Return all lines from the listing below in which the string "this" occurs.
**** Extracted data ****
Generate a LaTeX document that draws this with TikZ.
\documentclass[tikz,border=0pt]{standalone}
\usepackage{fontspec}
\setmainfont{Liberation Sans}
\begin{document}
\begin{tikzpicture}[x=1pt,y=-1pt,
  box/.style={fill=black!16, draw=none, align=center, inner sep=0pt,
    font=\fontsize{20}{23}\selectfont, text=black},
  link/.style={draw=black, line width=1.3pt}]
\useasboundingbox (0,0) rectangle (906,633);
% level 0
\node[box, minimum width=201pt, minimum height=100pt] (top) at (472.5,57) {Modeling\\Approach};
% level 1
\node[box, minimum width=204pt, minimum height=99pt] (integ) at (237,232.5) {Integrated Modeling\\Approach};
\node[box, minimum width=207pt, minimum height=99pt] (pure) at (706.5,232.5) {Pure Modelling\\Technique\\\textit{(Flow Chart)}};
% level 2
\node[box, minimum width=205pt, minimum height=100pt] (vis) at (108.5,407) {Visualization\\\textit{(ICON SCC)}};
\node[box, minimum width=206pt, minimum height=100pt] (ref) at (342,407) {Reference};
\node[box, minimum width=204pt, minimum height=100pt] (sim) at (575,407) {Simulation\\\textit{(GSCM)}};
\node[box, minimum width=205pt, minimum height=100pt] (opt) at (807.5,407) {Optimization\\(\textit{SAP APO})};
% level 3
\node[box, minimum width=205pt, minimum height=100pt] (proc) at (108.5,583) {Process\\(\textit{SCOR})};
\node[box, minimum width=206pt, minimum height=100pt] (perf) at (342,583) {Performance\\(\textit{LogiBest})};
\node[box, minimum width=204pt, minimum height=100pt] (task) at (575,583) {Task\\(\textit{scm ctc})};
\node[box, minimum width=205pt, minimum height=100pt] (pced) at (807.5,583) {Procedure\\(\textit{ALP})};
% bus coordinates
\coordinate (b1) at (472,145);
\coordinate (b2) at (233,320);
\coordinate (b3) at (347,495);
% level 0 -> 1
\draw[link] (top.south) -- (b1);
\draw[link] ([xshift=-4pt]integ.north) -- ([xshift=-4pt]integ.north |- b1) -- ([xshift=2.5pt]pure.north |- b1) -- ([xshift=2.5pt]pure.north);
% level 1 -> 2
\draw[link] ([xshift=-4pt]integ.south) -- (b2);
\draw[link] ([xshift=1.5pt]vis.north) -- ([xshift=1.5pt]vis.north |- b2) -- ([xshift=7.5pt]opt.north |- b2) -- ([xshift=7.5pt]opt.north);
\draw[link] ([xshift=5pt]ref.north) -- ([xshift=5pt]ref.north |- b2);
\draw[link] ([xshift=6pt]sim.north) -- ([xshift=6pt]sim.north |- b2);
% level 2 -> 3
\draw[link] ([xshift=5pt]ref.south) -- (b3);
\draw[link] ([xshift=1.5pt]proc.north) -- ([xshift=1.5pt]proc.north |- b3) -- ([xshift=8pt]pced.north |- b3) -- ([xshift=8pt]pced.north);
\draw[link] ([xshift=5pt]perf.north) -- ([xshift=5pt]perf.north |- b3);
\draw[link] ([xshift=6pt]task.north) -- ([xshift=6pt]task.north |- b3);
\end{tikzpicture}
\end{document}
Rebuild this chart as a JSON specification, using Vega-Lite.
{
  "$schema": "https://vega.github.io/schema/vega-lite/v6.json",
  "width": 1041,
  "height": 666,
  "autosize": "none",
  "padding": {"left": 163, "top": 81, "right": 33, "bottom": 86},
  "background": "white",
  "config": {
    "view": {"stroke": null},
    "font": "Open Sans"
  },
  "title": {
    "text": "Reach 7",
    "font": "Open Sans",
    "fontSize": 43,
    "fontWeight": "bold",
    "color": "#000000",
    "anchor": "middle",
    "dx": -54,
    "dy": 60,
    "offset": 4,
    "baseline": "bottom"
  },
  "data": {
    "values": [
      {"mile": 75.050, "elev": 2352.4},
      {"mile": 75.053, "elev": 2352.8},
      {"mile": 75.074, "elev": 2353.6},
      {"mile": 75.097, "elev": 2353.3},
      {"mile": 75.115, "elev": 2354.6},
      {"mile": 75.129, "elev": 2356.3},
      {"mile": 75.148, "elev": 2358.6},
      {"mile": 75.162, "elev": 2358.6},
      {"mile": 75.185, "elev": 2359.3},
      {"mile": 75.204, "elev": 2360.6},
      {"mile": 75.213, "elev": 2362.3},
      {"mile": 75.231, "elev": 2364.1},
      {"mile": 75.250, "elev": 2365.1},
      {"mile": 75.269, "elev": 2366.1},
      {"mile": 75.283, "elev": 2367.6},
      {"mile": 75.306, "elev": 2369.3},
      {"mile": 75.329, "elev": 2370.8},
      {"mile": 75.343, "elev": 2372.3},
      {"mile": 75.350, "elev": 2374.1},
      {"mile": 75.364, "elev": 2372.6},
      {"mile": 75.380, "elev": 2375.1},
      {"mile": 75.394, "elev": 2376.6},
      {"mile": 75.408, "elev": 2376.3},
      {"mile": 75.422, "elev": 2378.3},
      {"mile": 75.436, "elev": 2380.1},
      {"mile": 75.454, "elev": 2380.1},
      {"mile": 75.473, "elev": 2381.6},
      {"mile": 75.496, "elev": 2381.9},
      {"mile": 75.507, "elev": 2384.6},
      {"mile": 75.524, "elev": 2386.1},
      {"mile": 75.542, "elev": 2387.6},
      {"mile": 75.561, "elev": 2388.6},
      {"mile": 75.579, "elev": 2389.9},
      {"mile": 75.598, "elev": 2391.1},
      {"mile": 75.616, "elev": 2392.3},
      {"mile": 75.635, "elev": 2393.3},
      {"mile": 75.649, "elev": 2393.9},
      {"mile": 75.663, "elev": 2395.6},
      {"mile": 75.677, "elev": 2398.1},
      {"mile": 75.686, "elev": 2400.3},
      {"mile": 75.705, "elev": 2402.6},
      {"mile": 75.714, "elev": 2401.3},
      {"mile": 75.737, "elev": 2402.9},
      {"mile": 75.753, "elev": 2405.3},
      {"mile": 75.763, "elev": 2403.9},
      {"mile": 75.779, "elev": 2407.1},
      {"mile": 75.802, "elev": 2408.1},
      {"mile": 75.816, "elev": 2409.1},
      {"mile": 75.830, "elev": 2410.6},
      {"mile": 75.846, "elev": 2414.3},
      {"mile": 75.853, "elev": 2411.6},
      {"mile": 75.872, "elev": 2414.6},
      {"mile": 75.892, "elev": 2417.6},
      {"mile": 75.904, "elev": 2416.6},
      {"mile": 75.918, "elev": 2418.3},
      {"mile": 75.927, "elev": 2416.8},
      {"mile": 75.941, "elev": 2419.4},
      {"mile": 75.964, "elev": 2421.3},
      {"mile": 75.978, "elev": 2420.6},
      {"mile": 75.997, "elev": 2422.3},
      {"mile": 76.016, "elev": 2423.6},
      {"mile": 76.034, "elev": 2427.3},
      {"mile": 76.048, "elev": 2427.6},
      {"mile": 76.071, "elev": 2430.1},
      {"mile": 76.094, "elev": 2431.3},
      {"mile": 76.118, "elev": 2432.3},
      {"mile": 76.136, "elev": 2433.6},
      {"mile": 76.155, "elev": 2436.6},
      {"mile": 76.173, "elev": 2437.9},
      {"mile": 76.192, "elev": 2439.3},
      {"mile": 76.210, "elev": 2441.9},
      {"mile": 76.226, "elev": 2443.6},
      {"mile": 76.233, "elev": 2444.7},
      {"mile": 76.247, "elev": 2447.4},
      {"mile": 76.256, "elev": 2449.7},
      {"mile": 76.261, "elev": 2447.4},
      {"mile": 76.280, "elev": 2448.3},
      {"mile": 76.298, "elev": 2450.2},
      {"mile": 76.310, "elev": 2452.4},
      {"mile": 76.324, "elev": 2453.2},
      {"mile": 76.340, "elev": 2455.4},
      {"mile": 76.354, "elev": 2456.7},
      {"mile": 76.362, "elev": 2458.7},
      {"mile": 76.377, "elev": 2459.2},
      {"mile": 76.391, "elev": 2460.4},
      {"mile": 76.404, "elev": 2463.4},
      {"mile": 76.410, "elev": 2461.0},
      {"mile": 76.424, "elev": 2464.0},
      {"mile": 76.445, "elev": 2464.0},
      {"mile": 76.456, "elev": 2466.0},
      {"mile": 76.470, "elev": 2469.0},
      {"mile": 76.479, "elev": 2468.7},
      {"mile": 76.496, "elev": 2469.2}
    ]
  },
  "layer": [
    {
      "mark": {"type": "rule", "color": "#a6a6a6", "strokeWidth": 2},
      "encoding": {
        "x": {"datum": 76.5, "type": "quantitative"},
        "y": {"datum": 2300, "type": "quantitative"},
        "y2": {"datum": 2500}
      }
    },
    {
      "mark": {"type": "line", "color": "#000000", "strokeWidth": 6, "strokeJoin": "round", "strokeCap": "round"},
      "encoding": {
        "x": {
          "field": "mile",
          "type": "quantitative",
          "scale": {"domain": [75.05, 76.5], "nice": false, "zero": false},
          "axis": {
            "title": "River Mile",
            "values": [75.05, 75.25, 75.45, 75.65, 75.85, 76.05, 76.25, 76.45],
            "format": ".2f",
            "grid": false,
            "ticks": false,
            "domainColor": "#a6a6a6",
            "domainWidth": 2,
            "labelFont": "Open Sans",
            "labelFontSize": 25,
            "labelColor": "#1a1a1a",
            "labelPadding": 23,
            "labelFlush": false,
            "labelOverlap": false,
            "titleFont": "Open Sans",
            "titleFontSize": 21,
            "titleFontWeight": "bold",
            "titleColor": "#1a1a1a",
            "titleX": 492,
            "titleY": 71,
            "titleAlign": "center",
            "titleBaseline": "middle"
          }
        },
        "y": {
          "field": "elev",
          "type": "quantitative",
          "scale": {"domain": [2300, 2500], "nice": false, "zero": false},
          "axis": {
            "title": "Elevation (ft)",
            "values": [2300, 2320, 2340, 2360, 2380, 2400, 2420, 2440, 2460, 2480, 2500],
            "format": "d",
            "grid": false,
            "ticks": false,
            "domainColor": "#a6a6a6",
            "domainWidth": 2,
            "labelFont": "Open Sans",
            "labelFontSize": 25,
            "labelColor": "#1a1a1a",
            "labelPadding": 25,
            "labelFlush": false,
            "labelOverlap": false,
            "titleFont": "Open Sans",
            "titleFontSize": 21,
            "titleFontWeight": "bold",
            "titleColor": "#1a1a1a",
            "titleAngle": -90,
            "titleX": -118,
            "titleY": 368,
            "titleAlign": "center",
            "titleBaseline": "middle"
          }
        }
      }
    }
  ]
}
****
- Finished answer:
Generate a LaTeX document that draws this with TikZ.
Rebuild this chart as a JSON specification, using Vega-Lite.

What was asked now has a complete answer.